Dinner is Served: The Best Creamy Potato Chickpea Curry
RECIPE OF THE DAY
WHY WE LOVE IT: This flavorful recipe only takes 30 minutes to make and you probably have all the spices stored in your pantry already. We like to make a large batch of curry, and store it in the fridge for lunch and dinner later in the week.
TOTAL TIME: 30 Minutes
Prep: 15 Minutes Cook: 15 minutes
TOTAL INGREDIENTS: 12
MAKE IT FOR: Dinner to switch up your traditional rice and veggies platter with this tasty Indian seasoning.
- 2-3 medium potatoes peeled and cut into cubes
- 1 onion diced
- 3 cloves garlic minced
- 1 tbsp ginger root minced
- 1/2 tsp cayenne
- 1/2 tsp ground cumin
- 1/2 tsp ground coriander
- salt & pepper to taste
- 2-3 tbsp curry powder
- 2 large ripe tomatoes diced or pureed
- 1 14-oz can chickpeas drained, about 1-1/2 cups cooked
- 1 14-oz can coconut milk
Place the potatoes in a pot and cover with water. Boil for 10-12 minutes, or until fork tender.

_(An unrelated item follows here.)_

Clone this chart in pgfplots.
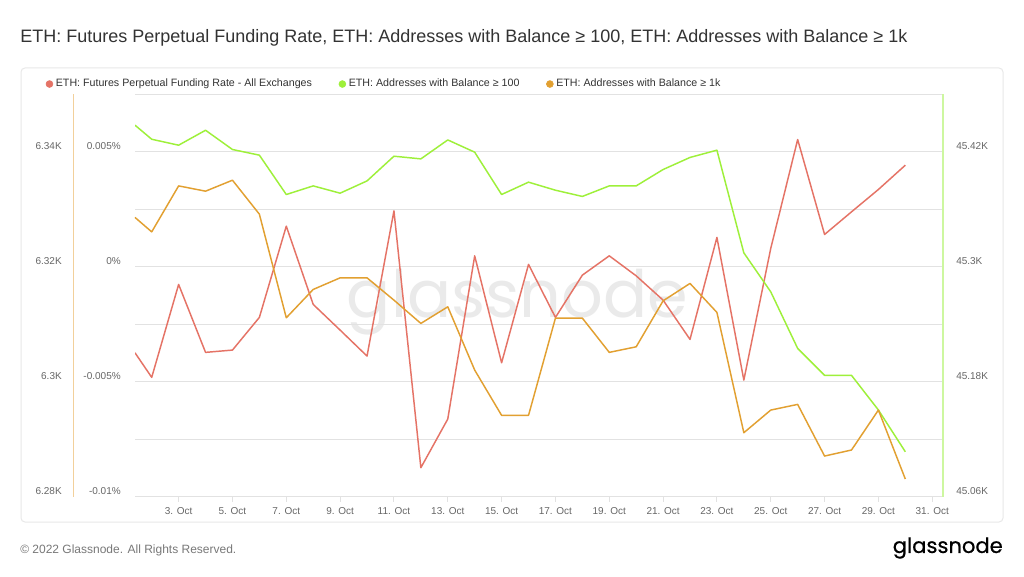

Drain and set aside.
Meanwhile, in a large pot, add in onion and garlic. Saute with oil/water on medium heat for 4-5 minutes, then add in ginger, spices, salt, and pepper.
Stir until incorporated, adding a splash of water to prevent sticking.
Once the spices are fragrant, add the tomatoes and chickpeas, then cover the pot.
Bring to a simmer and add in the coconut milk and potatoes.
Reduce the heat to low and cover the pot again for 5 more minutes.
Add more spices to taste if needed, then serve warm. Enjoy!